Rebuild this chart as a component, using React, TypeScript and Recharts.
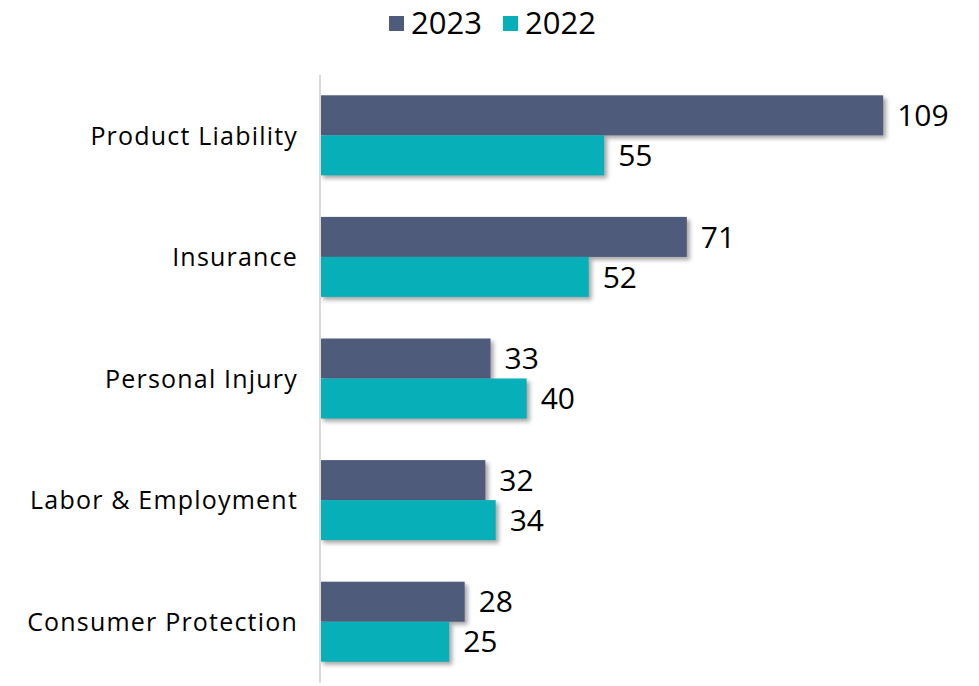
import React from "react";
import { BarChart, Bar, XAxis, YAxis, Legend, LabelList } from "recharts";

const categories = ["Product Liability", "Insurance", "Personal Injury", "Labor & Employment", "Consumer Protection"];
const values2023 = [109, 71, 33, 32, 28];
const values2022 = [55, 52, 40, 34, 25];
const seriesNames = ["2023", "2022"];
const colors = ["#4f5b7b", "#07afb8"];

const data = categories.map((c, i) => ({ name: c, y2023: values2023[i], y2022: values2022[i] }));

const FONT = "'Open Sans', sans-serif";

const ShadowRect = (props: any) => {
  const { x, y, width, height, fill } = props;
  if (width <= 0) return null;
  return (
    <rect
      x={x}
      y={y}
      width={width}
      height={height}
      fill={fill}
      style={{ filter: "drop-shadow(3px 3px 2px rgba(0,0,0,0.35))" }}
    />
  );
};

const LegendContent = () => (
  <div style={{ display: "flex", justifyContent: "center", alignItems: "center", fontFamily: FONT, fontSize: 31, color: "#000", height: 44, paddingLeft: 6 }}>
    {seriesNames.map((s, i) => (
      <div key={s} style={{ display: "flex", alignItems: "center", marginRight: i === 0 ? 21 : 0 }}>
        <div style={{ width: 15, height: 15, background: colors[i], marginRight: 7, marginTop: 2 }} />
        <span>{s}</span>
      </div>
    ))}
  </div>
);

export default function App() {
  return (
    <div style={{ position: "absolute", left: 0, top: 0, width: 979, height: 686, background: "#fff" }}>
      <BarChart
        width={979}
        height={686}
        data={data}
        layout="vertical"
        margin={{ top: 31, right: 39, bottom: 3, left: 0 }}
        barCategoryGap="16.7%"
        barGap={0}
      >
        <Legend verticalAlign="top" align="center" content={<LegendContent />} wrapperStyle={{ top: 0, left: 0, width: 979 }} />
        <XAxis type="number" domain={[0, 120]} hide />
        <YAxis
          type="category"
          dataKey="name"
          width={320}
          tickLine={false}
          axisLine={{ stroke: "#d9d9d9", strokeWidth: 2 }}
          tickMargin={16}
          tick={{ fill: "#000", fontSize: 25, fontFamily: FONT, letterSpacing: 1.2 }}
        />
        <Bar dataKey="y2023" name="2023" fill={colors[0]} shape={<ShadowRect />} isAnimationActive={false}>
          <LabelList dataKey="y2023" position="right" offset={14} fill="#000" fontSize={30} fontFamily={FONT} />
        </Bar>
        <Bar dataKey="y2022" name="2022" fill={colors[1]} shape={<ShadowRect />} isAnimationActive={false}>
          <LabelList dataKey="y2022" position="right" offset={14} fill="#000" fontSize={30} fontFamily={FONT} />
        </Bar>
      </BarChart>
    </div>
  );
}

WORK TO COMPLETE => Transcribe each line above verbatim, with the pictures left out.

RESPONSE TO THE EXERCISE =>
Rebuild this chart as a component, using React, TypeScript and Recharts.
import React from "react";
import { BarChart, Bar, XAxis, YAxis, Legend, LabelList } from "recharts";

const categories = ["Product Liability", "Insurance", "Personal Injury", "Labor & Employment", "Consumer Protection"];
const values2023 = [109, 71, 33, 32, 28];
const values2022 = [55, 52, 40, 34, 25];
const seriesNames = ["2023", "2022"];
const colors = ["#4f5b7b", "#07afb8"];

const data = categories.map((c, i) => ({ name: c, y2023: values2023[i], y2022: values2022[i] }));

const FONT = "'Open Sans', sans-serif";

const ShadowRect = (props: any) => {
  const { x, y, width, height, fill } = props;
  if (width <= 0) return null;
  return (
    <rect
      x={x}
      y={y}
      width={width}
      height={height}
      fill={fill}
      style={{ filter: "drop-shadow(3px 3px 2px rgba(0,0,0,0.35))" }}
    />
  );
};

const LegendContent = () => (
  <div style={{ display: "flex", justifyContent: "center", alignItems: "center", fontFamily: FONT, fontSize: 31, color: "#000", height: 44, paddingLeft: 6 }}>
    {seriesNames.map((s, i) => (
      <div key={s} style={{ display: "flex", alignItems: "center", marginRight: i === 0 ? 21 : 0 }}>
        <div style={{ width: 15, height: 15, background: colors[i], marginRight: 7, marginTop: 2 }} />
        <span>{s}</span>
      </div>
    ))}
  </div>
);

export default function App() {
  return (
    <div style={{ position: "absolute", left: 0, top: 0, width: 979, height: 686, background: "#fff" }}>
      <BarChart
        width={979}
        height={686}
        data={data}
        layout="vertical"
        margin={{ top: 31, right: 39, bottom: 3, left: 0 }}
        barCategoryGap="16.7%"
        barGap={0}
      >
        <Legend verticalAlign="top" align="center" content={<LegendContent />} wrapperStyle={{ top: 0, left: 0, width: 979 }} />
        <XAxis type="number" domain={[0, 120]} hide />
        <YAxis
          type="category"
          dataKey="name"
          width={320}
          tickLine={false}
          axisLine={{ stroke: "#d9d9d9", strokeWidth: 2 }}
          tickMargin={16}
          tick={{ fill: "#000", fontSize: 25, fontFamily: FONT, letterSpacing: 1.2 }}
        />
        <Bar dataKey="y2023" name="2023" fill={colors[0]} shape={<ShadowRect />} isAnimationActive={false}>
          <LabelList dataKey="y2023" position="right" offset={14} fill="#000" fontSize={30} fontFamily={FONT} />
        </Bar>
        <Bar dataKey="y2022" name="2022" fill={colors[1]} shape={<ShadowRect />} isAnimationActive={false}>
          <LabelList dataKey="y2022" position="right" offset={14} fill="#000" fontSize={30} fontFamily={FONT} />
        </Bar>
      </BarChart>
    </div>
  );
}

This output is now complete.